Work to complete
From the first line of the listing below to the line with "5.243, 6.291, 7.38];", print each line exactly, and nothing more. Leave out the pictures.

Source material
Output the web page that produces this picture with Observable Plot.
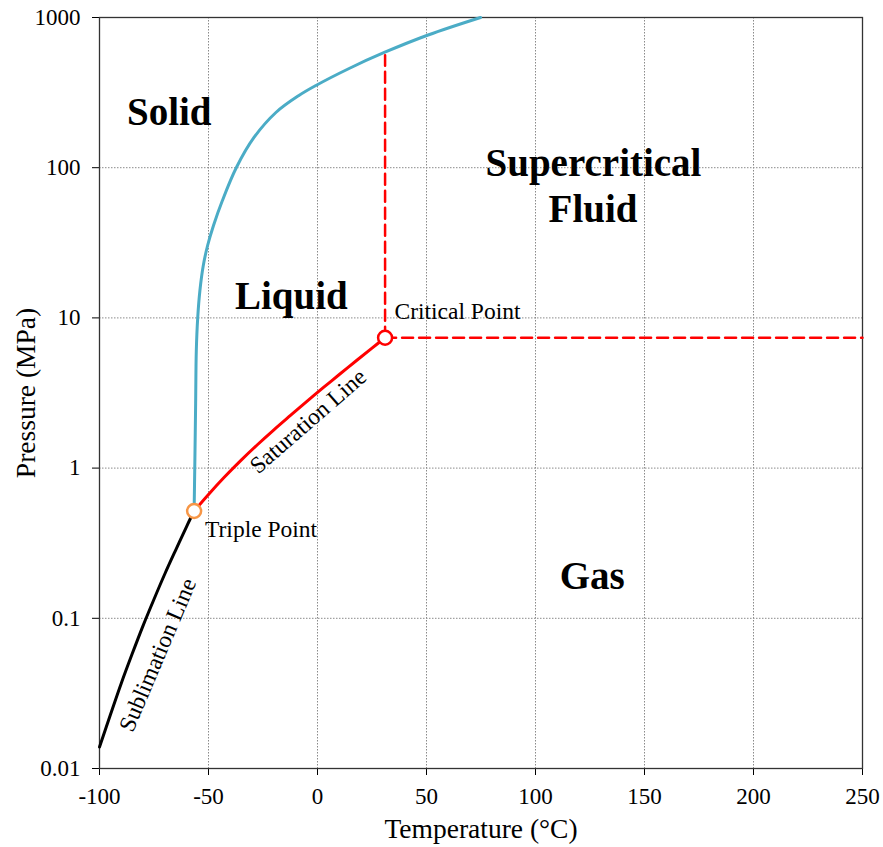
<!DOCTYPE html>
<html>
<head>
<meta charset="utf-8">
<script src="https://cdn.jsdelivr.net/npm/d3@7"></script>
<script src="https://cdn.jsdelivr.net/npm/@observablehq/plot@0.6"></script>
<style>
  body { margin: 0; background: #fff; }
  #chart svg { display: block; }
</style>
</head>
<body>
<div id="chart"></div>
<script>
// ---- Data ----
const xTicks = [-100, -50, 0, 50, 100, 150, 200, 250];
const yTicks = [0.01, 0.1, 1, 10, 100, 1000];

// Sublimation line (solid–gas)
const subT = [-100, -95, -90, -85, -80, -75, -70, -65, -60, -56.6];
const subP = [0.0139, 0.0228, 0.0370, 0.0580, 0.0894, 0.134, 0.198, 0.286, 0.410, 0.518];

// Saturation line (liquid–gas)
const satT = [-56.6, -50, -43, -35, -27.7, -20, -12.4, -5, 2.9, 10, 18.2, 25, 31];
const satP = [0.518, 0.668, 0.862, 1.130, 1.425, 1.798, 2.241, 2.771, 3.456, 4.20, 5.243, 6.291, 7.38];

// Melting line (solid–liquid)
const meltT = [-56.6, -56.3, -55.9, -55.6, -54.95, -53.94, -52.39, -50.41, -47.71, -43.62, -37.2, -29.13, -19.08, -8.53, -0.73, 14.5, 30.64, 50.73, 74.8];
const meltP = [0.518, 1.0, 2.7, 6.0, 10.0, 15.22, 22.33, 30.34, 41.23, 60.47, 100.3, 158.9, 233.1, 302.5, 352.7, 457.7, 584.8, 764.6, 1000];

// Special points
const tripleT = [-56.6], tripleP = [0.518];
const critT = [31], critP = [7.38];

// Critical isolines (dashed)
const critVertT = [31, 31], critVertP = [7.38, 560];
const critHorT = [31, 250], critHorP = [7.38, 7.38];

// Region labels
const regionNames = ["Solid", "Liquid", "Supercritical", "Fluid", "Gas"];
const regionT = [-68, -12, 126.6, 126.4, 126];
const regionP = [233, 13.9, 106, 52.5, 0.19];

// Point labels
const pointNames = ["Critical Point", "Triple Point"];
const pointT = [35.3, -51.6];
const pointP = [11.0, 0.39];

// Line labels
const lineNames = ["Saturation Line", "Sublimation Line"];
const lineT = [-4.3, -73.3];
const lineP = [2.05, 0.057];
const lineAngle = [-41, -67];

// ---- Helpers ----
const pts = (xs, ys) => xs.map((x, i) => ({x, y: ys[i]}));
const serif = "'Liberation Serif', 'Times New Roman', serif";

const chart = Plot.plot({
  width: 883,
  height: 847,
  marginLeft: 99,
  marginRight: 21,
  marginTop: 17,
  marginBottom: 79,
  style: {fontFamily: serif, fontSize: "23px", color: "#000", background: "#fff"},
  x: {domain: [-100, 250], label: null},
  y: {type: "log", domain: [0.01, 1000], label: null},
  marks: [
    Plot.gridX(xTicks.slice(1, -1), {stroke: "#8a8a8a", strokeOpacity: 1, strokeDasharray: "1.5,1.5"}),
    Plot.gridY(yTicks.slice(1, -1), {stroke: "#8a8a8a", strokeOpacity: 1, strokeDasharray: "1.5,1.5"}),
    Plot.axisX(xTicks, {tickSize: 7, tickPadding: 12, fontSize: 23, label: null, tickFormat: d => String(d)}),
    Plot.axisY(yTicks, {tickSize: 7, tickPadding: 12, fontSize: 23, label: null, tickFormat: d => String(d)}),
    Plot.frame({stroke: "#333", strokeWidth: 1.3}),
    // dashed critical lines
    Plot.line(pts(critVertT, critVertP), {x: "x", y: "y", stroke: "#ff0000", strokeWidth: 2.5, strokeDasharray: "11,6"}),
    Plot.line(pts(critHorT, critHorP), {x: "x", y: "y", stroke: "#ff0000", strokeWidth: 2.5, strokeDasharray: "11,6"}),
    // phase lines
    Plot.line(pts(subT, subP), {x: "x", y: "y", stroke: "#000", strokeWidth: 3, curve: "catmull-rom"}),
    Plot.line(pts(satT, satP), {x: "x", y: "y", stroke: "#ff0000", strokeWidth: 3, curve: "catmull-rom"}),
    Plot.line(pts(meltT, meltP), {x: "x", y: "y", stroke: "#4bacc6", strokeWidth: 3, curve: "catmull-rom"}),
    // points
    Plot.dot(pts(tripleT, tripleP), {x: "x", y: "y", r: 7, fill: "#fff", stroke: "#f79646", strokeWidth: 2.5}),
    Plot.dot(pts(critT, critP), {x: "x", y: "y", r: 7, fill: "#fff", stroke: "#ff0000", strokeWidth: 2.5}),
    // region labels
    Plot.text(regionNames.map((n, i) => ({n, x: regionT[i], y: regionP[i]})),
      {x: "x", y: "y", text: "n", fontSize: 39, fontWeight: "bold", fill: "#000", textAnchor: "middle"}),
    // point labels
    Plot.text(pointNames.map((n, i) => ({n, x: pointT[i], y: pointP[i]})),
      {x: "x", y: "y", text: "n", fontSize: 23.5, fill: "#000", textAnchor: "start"}),
    // line labels
    Plot.text(lineNames.map((n, i) => ({n, x: lineT[i], y: lineP[i], a: lineAngle[i]})),
      {x: "x", y: "y", text: "n", rotate: "a", fontSize: 23.5, fill: "#000", textAnchor: "middle"}),
    // axis titles
    Plot.text(["Temperature (°C)"], {frameAnchor: "bottom", dy: 69, fontSize: 27.5, fill: "#000", textAnchor: "middle"}),
    Plot.text(["Pressure (MPa)"], {frameAnchor: "left", dx: -73, rotate: -90, fontSize: 27.5, fill: "#000", textAnchor: "middle"})
  ]
});
document.getElementById("chart").appendChild(chart);
</script>
</body>
</html>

Complete output
Output the web page that produces this picture with Observable Plot.
<!DOCTYPE html>
<html>
<head>
<meta charset="utf-8">
<script src="https://cdn.jsdelivr.net/npm/d3@7"></script>
<script src="https://cdn.jsdelivr.net/npm/@observablehq/plot@0.6"></script>
<style>
  body { margin: 0; background: #fff; }
  #chart svg { display: block; }
</style>
</head>
<body>
<div id="chart"></div>
<script>
// ---- Data ----
const xTicks = [-100, -50, 0, 50, 100, 150, 200, 250];
const yTicks = [0.01, 0.1, 1, 10, 100, 1000];

// Sublimation line (solid–gas)
const subT = [-100, -95, -90, -85, -80, -75, -70, -65, -60, -56.6];
const subP = [0.0139, 0.0228, 0.0370, 0.0580, 0.0894, 0.134, 0.198, 0.286, 0.410, 0.518];

// Saturation line (liquid–gas)
const satT = [-56.6, -50, -43, -35, -27.7, -20, -12.4, -5, 2.9, 10, 18.2, 25, 31];
const satP = [0.518, 0.668, 0.862, 1.130, 1.425, 1.798, 2.241, 2.771, 3.456, 4.20, 5.243, 6.291, 7.38];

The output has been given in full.